Recognizing and Evaluating Arguments
Questions assessing Reasoning Within the Text will also require you to understand how the different parts of the passage fit together to support the author’s central thesis. Some questions will direct your attention to an argument, claim, or evidence presented in the passage and then ask you to evaluate it according to specific criteria. The criteria could be the logic and plausibility of the passage text, the soundness of its arguments, the reasonableness of its conclusions, the appropriateness of its generalizations, or the credibility of the sources the author cites. The questions require you to dig beneath the passage’s surface as you examine the presence or absence of evidence, the relevance of information, and faulty notions of causality and to determine the significance of and relationships among different parts of a passage. Some questions may require that you analyze the author’s language, stance, and purpose. For example, plausible-sounding transitional phrases may in fact be tricky. If read quickly, the words appear to make a legitimate connection between parts of a passage; however, when subjected to scrutiny, the links they appear to have established may fall apart.
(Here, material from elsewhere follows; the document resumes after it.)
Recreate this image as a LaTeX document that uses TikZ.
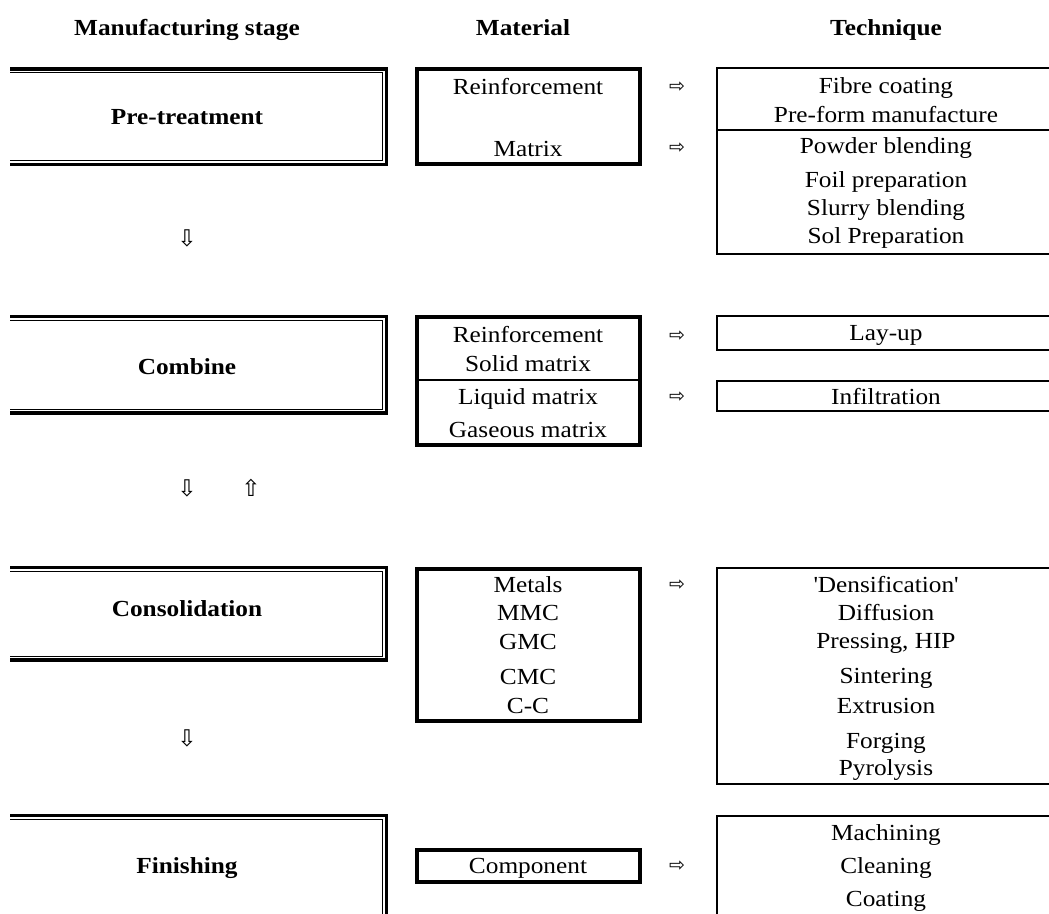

The skills required to answer both types of Reasoning Within the Text questions may sound like a long list of possible critical and analysis skills to have mastered, but they are skills you probably already have and use every day. Similar to your reactions when you hear someone trying to convince you about something, persuade you to think a particular way, or sell you something, these questions often invite you to doubt and then judge the author’s intentions and credibility. Questioning an author is a legitimate and often necessary analysis strategy that can serve test takers well when making sense of complex text. Answering these questions requires looking beyond contradictions or omission of facts or details to find clues such as vague or evasive terms or language that sounds self-aggrandizing, overblown, or otherwise suspect within the context of the passage. Credible sources — essayists, scientists, lecturers, even pundits — should be both authoritative and objective and should clearly demonstrate expertise. Blatant, one-sided arguments and rigid points of view are easy to identify, but some authors are more nuanced in presenting biased ideas in the guise of objectivity. The key to identifying bias lies in identifying the author’s treatment of ideas, which you achieve by analyzing and evaluating different aspects of the passage. For example, an author who uses demeaning stereotypes or derogatory labels is not likely to be a source of objective, judicious analysis.